The focus on Cajun culture in Jambalaya is a highlight for locals who will get a chance to hear the familiar musical styles they grew up with on a Broadway stage. Bello says that while it’s very accessible to a mainstream audience, the Cajun-inspired show remains true to southern Louisiana character. “The majority of the cast consists of millennials, so it’s music and idiom that is extremely accessible and familiar to their ears yet while also having some real Cajun, rhythm and blues, zydeco music in it, which is written in a more mainstream way,” Bello says.

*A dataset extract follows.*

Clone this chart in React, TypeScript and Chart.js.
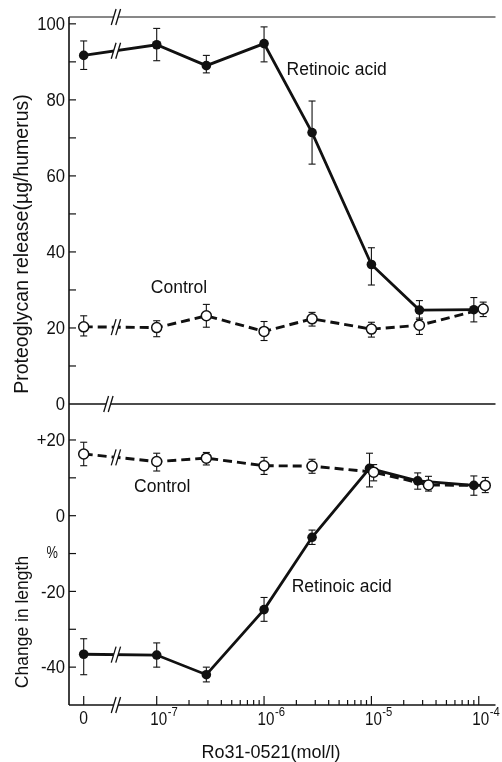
import React, { useEffect, useRef } from "react";
import { Chart, registerables } from "chart.js";

Chart.register(...registerables);

// ---------------- data ----------------
const xDecadeExponents = [-7, -6, -5, -4];
const zeroTickLabel = "0";

// Upper panel: proteoglycan release (µg/humerus)
const topRetinoicConc = [0, 1e-7, 2.9e-7, 1e-6, 2.8e-6, 1e-5, 2.8e-5, 0.9e-4];
const topRetinoicMean = [91.7, 94.5, 89.0, 94.8, 71.4, 36.7, 24.7, 24.8];
const topRetinoicHigh = [95.5, 98.8, 91.7, 99.2, 79.7, 41.1, 27.2, 28.0];
const topRetinoicLow = [88.0, 90.3, 87.1, 90.0, 63.1, 31.3, 22.2, 21.6];

const topControlConc = [0, 1e-7, 2.9e-7, 1e-6, 2.8e-6, 1e-5, 2.8e-5, 1.1e-4];
const topControlMean = [20.3, 20.1, 23.2, 19.1, 22.4, 19.7, 20.7, 25.0];
const topControlHigh = [23.2, 21.9, 26.2, 21.7, 24.1, 21.5, 22.6, 26.8];
const topControlLow = [17.9, 17.7, 20.2, 16.7, 20.5, 17.6, 18.3, 23.0];

// Lower panel: change in length (%)
const lenControlConc = [0, 1e-7, 2.9e-7, 1e-6, 2.8e-6, 1.05e-5, 3.4e-5, 1.15e-4];
const lenControlMean = [16.3, 14.3, 15.2, 13.2, 13.1, 11.5, 8.1, 8.0];
const lenControlHigh = [19.4, 16.5, 16.7, 15.4, 14.9, 13.5, 10.4, 10.1];
const lenControlLow = [13.2, 11.8, 13.4, 10.9, 11.2, 9.2, 6.5, 6.1];

const lenRetinoicConc = [0, 1e-7, 2.9e-7, 1e-6, 2.8e-6, 0.96e-5, 2.7e-5, 0.9e-4];
const lenRetinoicMean = [-36.6, -36.8, -42.0, -24.8, -5.7, 12.5, 9.2, 8.0];
const lenRetinoicHigh = [-32.5, -33.6, -40.0, -21.6, -3.8, 16.5, 11.3, 10.5];
const lenRetinoicLow = [-42.0, -40.0, -43.9, -27.9, -7.6, 7.6, 7.0, 5.4];

const topMajorTicks = [20, 40, 60, 80, 100];
const topTickLabels = ["20", "40", "60", "80", "100"];
const topMinorTicks = [10, 30, 50, 70, 90];
const lenMajorTicks = [20, 0, -20, -40];
const lenTickLabels = ["+20", "0", "-20", "-40"];
const lenMinorTicks = [10, -10, -30];

const topTitle = "Proteoglycan release(\u00b5g/humerus)";
const lenTitle = "Change in length";
const xTitle = "Ro31-0521(mol/l)";
const retinoicLabel = "Retinoic acid";
const controlLabel = "Control";
const percentLabel = "%";

// ---------------- layout constants ----------------
const ZERO_POS = -7.68; // axis position standing for concentration 0
const BREAK_POS = -7.38;
const ZERO_LINE_BREAK_POS = -7.45;
const X_MIN = -7.817;
const X_MAX = -3.844;

const INK = "#111111";
const FONT = '"Liberation Sans", Arial, Helvetica, sans-serif';

const concToPos = (c: number) => (c === 0 ? ZERO_POS : Math.log10(c));
const toPoints = (conc: number[], vals: number[]) =>
  conc.map((c, i) => ({ x: concToPos(c), y: vals[i] }));

const errorSeries = [
  { ds: 0, axis: "yt", hi: topControlHigh, lo: topControlLow },
  { ds: 1, axis: "yt", hi: topRetinoicHigh, lo: topRetinoicLow },
  { ds: 2, axis: "yb", hi: lenControlHigh, lo: lenControlLow },
  { ds: 3, axis: "yb", hi: lenRetinoicHigh, lo: lenRetinoicLow },
];

function seg(ctx: CanvasRenderingContext2D, x1: number, y1: number, x2: number, y2: number) {
  ctx.beginPath();
  ctx.moveTo(x1, y1);
  ctx.lineTo(x2, y2);
  ctx.stroke();
}

function breakMark(ctx: CanvasRenderingContext2D, cx: number, cy: number, clearHalf: number, h: number) {
  const slant = 0.3;
  const sep = 4.5;
  ctx.save();
  ctx.fillStyle = "#fff";
  ctx.beginPath();
  ctx.moveTo(cx - sep / 2 - clearHalf * slant, cy + clearHalf);
  ctx.lineTo(cx - sep / 2 + clearHalf * slant, cy - clearHalf);
  ctx.lineTo(cx + sep / 2 + clearHalf * slant, cy - clearHalf);
  ctx.lineTo(cx + sep / 2 - clearHalf * slant, cy + clearHalf);
  ctx.closePath();
  ctx.fill();
  ctx.strokeStyle = INK;
  ctx.lineWidth = 1.3;
  const half = h / 2;
  for (const dx of [-sep / 2, sep / 2]) {
    seg(ctx, cx + dx - half * slant, cy + half, cx + dx + half * slant, cy - half);
  }
  ctx.restore();
}

function condensedText(ctx: CanvasRenderingContext2D, text: string, x: number, y: number, sx: number) {
  ctx.save();
  ctx.translate(x, y);
  ctx.scale(sx, 1);
  ctx.fillText(text, 0, 0);
  ctx.restore();
}

const paperPlugin = {
  id: "paperAxes",
  beforeDatasetsDraw(chart: any) {
    const ctx: CanvasRenderingContext2D = chart.ctx;
    const x = chart.scales.x;
    const yt = chart.scales.yt;
    const yb = chart.scales.yb;
    const left = chart.chartArea.left;
    const right = chart.chartArea.right;
    const zeroY = yt.getPixelForValue(0);
    ctx.save();
    ctx.strokeStyle = INK;
    ctx.lineCap = "butt";
    // frame
    ctx.lineWidth = 1.6;
    seg(ctx, left, yt.top, left, yb.bottom);
    ctx.lineWidth = 1;
    seg(ctx, left, yt.top, right, yt.top);
    ctx.lineWidth = 1.4;
    seg(ctx, left, zeroY, right, zeroY);
    seg(ctx, left, yb.bottom, right, yb.bottom);

    // y ticks (inward)
    ctx.lineWidth = 1.2;
    for (const v of [...topMajorTicks, ...topMinorTicks]) {
      const py = yt.getPixelForValue(v);
      seg(ctx, left, py, left + 7, py);
    }
    for (const v of [...lenMajorTicks, ...lenMinorTicks]) {
      const py = yb.getPixelForValue(v);
      seg(ctx, left, py, left + 7, py);
    }
    // x ticks (inward, upward)
    const xb = yb.bottom;
    for (const p of [ZERO_POS, ...xDecadeExponents]) {
      const px = x.getPixelForValue(p);
      seg(ctx, px, xb, px, xb - 9);
    }
    for (const e of xDecadeExponents) {
      for (let k = 2; k <= 9; k++) {
        const p = e + Math.log10(k);
        if (p > X_MAX) continue;
        const px = x.getPixelForValue(p);
        seg(ctx, px, xb, px, xb - 5);
      }
    }

    // error bars
    ctx.lineWidth = 1.1;
    for (const s of errorSeries) {
      const meta = chart.getDatasetMeta(s.ds);
      const sc = chart.scales[s.axis];
      meta.data.forEach((pt: any, j: number) => {
        const yh = sc.getPixelForValue(s.hi[j]);
        const yl = sc.getPixelForValue(s.lo[j]);
        seg(ctx, pt.x, yh, pt.x, yl);
        seg(ctx, pt.x - 3.5, yh, pt.x + 3.5, yh);
        seg(ctx, pt.x - 3.5, yl, pt.x + 3.5, yl);
      });
    }
    ctx.restore();
  },
  afterDatasetsDraw(chart: any) {
    const ctx: CanvasRenderingContext2D = chart.ctx;
    const x = chart.scales.x;
    const yt = chart.scales.yt;
    const yb = chart.scales.yb;
    const left = chart.chartArea.left;
    const bx = x.getPixelForValue(BREAK_POS);

    // breaks on the data lines between 0 and 1e-7
    for (let i = 0; i < 4; i++) {
      const meta = chart.getDatasetMeta(i);
      const p0 = meta.data[0];
      const p1 = meta.data[1];
      const t = (bx - p0.x) / (p1.x - p0.x);
      const by = p0.y + t * (p1.y - p0.y);
      breakMark(ctx, bx, by, 5, 16);
    }
    // breaks on the axes
    breakMark(ctx, bx, yt.top, 3, 16);
    breakMark(ctx, x.getPixelForValue(ZERO_LINE_BREAK_POS), yt.getPixelForValue(0), 3, 16);
    breakMark(ctx, bx, yb.bottom, 3, 16);

    // y tick labels (slightly condensed face)
    ctx.save();
    ctx.fillStyle = INK;
    ctx.font = `18.5px ${FONT}`;
    ctx.textAlign = "right";
    ctx.textBaseline = "middle";
    const sx = 0.9;
    topMajorTicks.forEach((v, i) => condensedText(ctx, topTickLabels[i], left - 4, yt.getPixelForValue(v) + 1, sx));
    condensedText(ctx, "0", left - 4, yt.getPixelForValue(0) + 1, sx);
    lenMajorTicks.forEach((v, i) => condensedText(ctx, lenTickLabels[i], left - 4, yb.getPixelForValue(v) + 1, sx));
    ctx.font = `16px ${FONT}`;
    condensedText(ctx, percentLabel, left - 11, yb.getPixelForValue(-10), 0.8);

    // x tick labels
    const xb = yb.bottom;
    ctx.font = `18.5px ${FONT}`;
    ctx.textAlign = "center";
    condensedText(ctx, zeroTickLabel, x.getPixelForValue(ZERO_POS), xb + 14, 0.85);
    for (const e of xDecadeExponents) {
      const px = x.getPixelForValue(e);
      ctx.font = `18.5px ${FONT}`;
      ctx.textAlign = "center";
      const w = ctx.measureText("10").width * 0.82;
      condensedText(ctx, "10", px + 2, xb + 15, 0.82);
      ctx.font = `12.5px ${FONT}`;
      ctx.textAlign = "left";
      condensedText(ctx, "-" + String(-e), px + 2 + w / 2 + 0.5, xb + 8, 0.9);
    }

    // axis titles
    ctx.textAlign = "center";
    ctx.font = `18px ${FONT}`;
    ctx.fillText(xTitle, 271, xb + 48);
    ctx.save();
    ctx.translate(23, 244);
    ctx.rotate(-Math.PI / 2);
    ctx.font = `19.5px ${FONT}`;
    ctx.fillText(topTitle, 0, 0);
    ctx.restore();
    ctx.save();
    ctx.translate(23, 622);
    ctx.rotate(-Math.PI / 2);
    ctx.font = `17.5px ${FONT}`;
    ctx.fillText(lenTitle, 0, 0);
    ctx.restore();

    // series labels
    ctx.textAlign = "left";
    ctx.font = `17.5px ${FONT}`;
    ctx.fillText(retinoicLabel, x.getPixelForValue(-5.79), yt.getPixelForValue(87.9));
    ctx.fillText(controlLabel, x.getPixelForValue(-7.055), yt.getPixelForValue(30.5));
    ctx.fillText(controlLabel, x.getPixelForValue(-7.211), yb.getPixelForValue(7.6));
    ctx.fillText(retinoicLabel, x.getPixelForValue(-5.743), yb.getPixelForValue(-18.9));
    ctx.restore();
  },
};

const openPoint = {
  borderColor: INK,
  borderWidth: 2.9,
  borderDash: [9, 5],
  pointRadius: 5,
  pointBackgroundColor: "#ffffff",
  pointBorderColor: INK,
  pointBorderWidth: 1.5,
  fill: false,
  tension: 0,
};
const filledPoint = {
  borderColor: INK,
  borderWidth: 2.8,
  pointRadius: 4.8,
  pointBackgroundColor: INK,
  pointBorderColor: INK,
  pointBorderWidth: 0,
  fill: false,
  tension: 0,
};

export default function App() {
  const ref = useRef<HTMLCanvasElement | null>(null);
  useEffect(() => {
    if (!ref.current) return;
    const chart = new Chart(ref.current, {
      type: "line",
      data: {
        datasets: [
          { label: "Control", yAxisID: "yt", data: toPoints(topControlConc, topControlMean), ...openPoint },
          { label: "Retinoic acid", yAxisID: "yt", data: toPoints(topRetinoicConc, topRetinoicMean), ...filledPoint },
          { label: "Control", yAxisID: "yb", data: toPoints(lenControlConc, lenControlMean), ...openPoint },
          { label: "Retinoic acid", yAxisID: "yb", data: toPoints(lenRetinoicConc, lenRetinoicMean), ...filledPoint },
        ] as any,
      },
      options: {
        animation: false,
        responsive: false,
        devicePixelRatio: 1,
        layout: { padding: { left: 69, right: 0, top: 17, bottom: 57 } },
        plugins: { legend: { display: false }, tooltip: { enabled: false } },
        scales: {
          x: { type: "linear", min: X_MIN, max: X_MAX, display: false },
          yb: { type: "linear", position: "left", stack: "panels", stackWeight: 301, min: -50, max: 29.5, display: false },
          yt: { type: "linear", position: "left", stack: "panels", stackWeight: 387, min: 0, max: 101.8, display: false },
        },
      } as any,
      plugins: [paperPlugin],
    });
    return () => chart.destroy();
  }, []);
  return (
    <div style={{ position: "absolute", left: 0, top: 0, width: 502, height: 762, overflow: "hidden", background: "#fff" }}>
      <canvas ref={ref} width={502} height={762} style={{ display: "block" }} />
    </div>
  );
}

Jambalaya also confronts the issues surrounding the loss of Cajun culture and multi-generational disconnection. In the show, millennials join forces with older generations in order to preserve and protect Cajun culture, but the concern transcends the stage to Louisianians who experience that same struggle today. Bello explains that the loss of culture starts with the loss of language. “It starts with the language, and when people lose their language they start to lose their soul," he says. "We've fought against that for a 100 years, and being a strong people we've always managed to maintain that and preserve the culture even in the face of losing our language and the influx of foreigners. The big concern now is losing our young people because tradition requires delivery to another generation.'Tradition' actually means delivery, comes from the Latin word for delivery, and if you don't have anybody to deliver to, it become inactive. This is something that resonates nationwide in small, close knit communities, small towns and farming communities across the countries. It's by no means limited to Louisiana; it's speaks to a struggle nationwide.”
Jambalaya, the Musical has hopes to one day tour the nation, and hopefully one day bring a bit of Cajun flavor to New York, but for now you can catch the new musical at the Orpheum for a limited run now through December 23.